Mais peut-être a-t-elle eu les yeux plus grands que le ventre ?

Je ne dirais pas ça. Je dirais qu’elle a profité de circonstances   exceptionnellement favorables. Il faut dire qu’Ethiopian n’a en face presque pas de concurrents. Elle a profité d’un certain nombre de choses liées à la libéralisation de l’exploitation des droits de trafic, donc la décision de Yamoussoukro qui est entrée en vigueur en 2002, année où Air Afrique a disparu. Et toutes ces compagnies en Afrique de l’Ouest et du centre, toutes les compagnies qui étaient là, qui auraient pu être des concurrentes à Ethiopian Airlines ont disparu. C’est le cas d’Air Afrique, d’Air Zaïre, d’Air Gabon, de Camair, que ce soit en Afrique de l’Ouest et du Centre ; en Afrique de l’Est, il y avait Eastern Airways, qui a disparu et puis, des trois pays qui l’ont composée, il n’y a que Kenya Airways, qui a un réseau qu’on peut considérer comme relativement panafricain. Pour l’Afrique australe, il y a South African dont l’histoire n’a pas privilégié son expansion en Afrique. Elle a mis du temps à regarder de ce côté-là. L’instabilité presque chronique de son « top management » n’a pas facilité les choses.

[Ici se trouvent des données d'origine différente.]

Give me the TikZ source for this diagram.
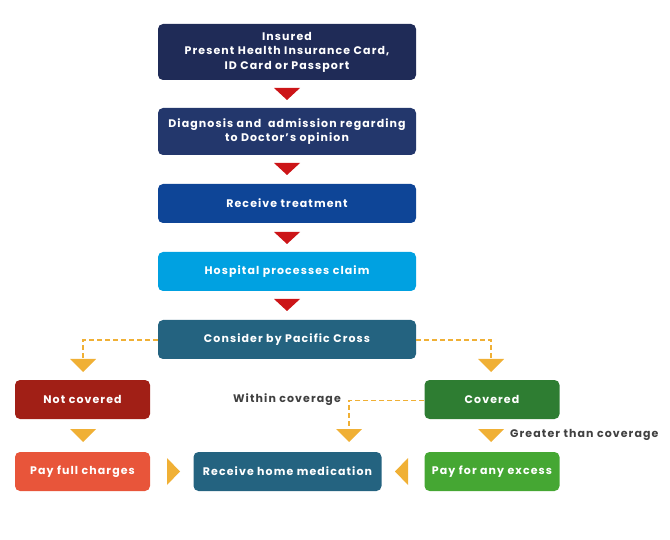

Or ces circonstances, combinées au fait que vous avez à Addis-Abeba le siège de l’Union africaine, de la CEA [Commission économique pour l’Afrique] avec toutes ses ambassades, ce sont des millions de passagers. Et ce marché est captif pour Ethiopian Airlines. Il a été totalement captif. Il l’est un peu moins aujourd’hui qu’il y a quelques années. Ethiopian bénéficie de la protection totale des autorités éthiopiennes. Donc toutes ces circonstances font qu’une telle croissance peut s’expliquer. Voilà ce que j’en pense. Est-ce que Ethiopian a eu les yeux plus grands que le ventre ? Pour l’instant, on ne peut pas le dire puisque cela se passe relativement bien.

Mais la croissance a été très rapide ?

A oui, plus que ça. Je ne sais pas s’il y a un équivalent dans le monde, mais j’avoue que c’est assez bluffant comme croissance. Et là, il faut que le reste suive.